The next event I can remember with any clarity happened on Thursday the 24th, a girls' gathering in Takoma Park. I was pleased to note that now several of Tara's friends dress up to see her (or perhaps to see each other); I wear short skirts and tall shoes, feeling the epitome of Girl Power, whenever I know Tara and her wide selection of patterned skirts and platform sandals will be in attendance. I met Jess and Amy G., very late and clunking down the escalator at Bethesda Station, to find them similarly attired. We proceeded to Mark's Kitchen for a good square (quirky, TP) meal and novelty beverages for all. We discussed love and friendship (what else?), but not pre-frosh anxiety.

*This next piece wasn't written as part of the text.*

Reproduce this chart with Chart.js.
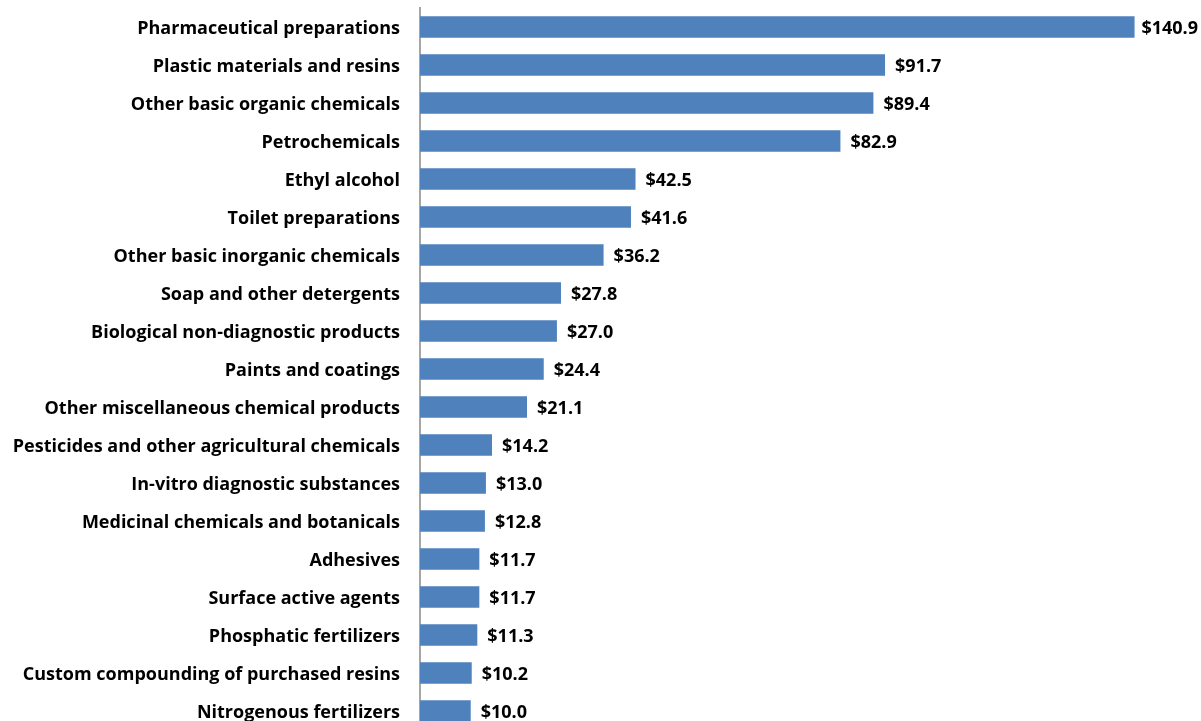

Saturday, July 26 was another landmark occurrence - a They Might Be Giants concert on Pennsylvania Avenue! A very large group assembled, armed with detailed instructions from Nick S. on where to go to watch the concert, in order to avoid the $3 entrance fee. We showed up in DC very early, so we hung around the Hirshhorn for a while (many people ate paper from the Falling Paper Room, to my delight) and then dipped our feet into a communal feet-dipping fountain nearby. The concert itself was somewhat lonely, from our secret site outside the Rent-a-fence barrier. Ben K., Seth, and I belted favorite lyrics anyway, and we shared bewildered, enthusiastic reactions to Flansburgh's slurred humor ("We are not prepared," he informed us gravely at the start, and there was a haphazard quality to the show).


Afterwards, in the dark, we abruptly consumed ice cream, and Ben K. mounted a giant garbage can or some similar municipal structure. We cheered; two male friends helped him down before any police got involved. Discussing college visits on a ledge nearby, Seth bragged that a Swarthmore girl had said he was attractive.

"Well," I blustered, "some drunk frat boys hit on me at Penn!"

"Congratulations," said David. "You are unique among women."

Next, we took an escalator down to the Archives Station - and Ben, on someone's shouted instructions no doubt, ran down the ridged metal barrier separating two escalators. Ben is no hooligan (far from it), but he is lovably suggestible; we cheered more devotedly. Onward to David's house, we watched Terminator 1, which, bizarrely, I had never seen before. It was a very enjoyable thing, made more so by a roomful of commentary. David promised us a similar mass viewing of Terminator 2. I'm tired now, but I really will write more tomorrow. Oh, one other thing: The quote at the top is obscure, so I'll cite it. It's a silly love song from the aggressively tongue-in-cheek Little Me!, which my sister will appear in at BAPA later this summer.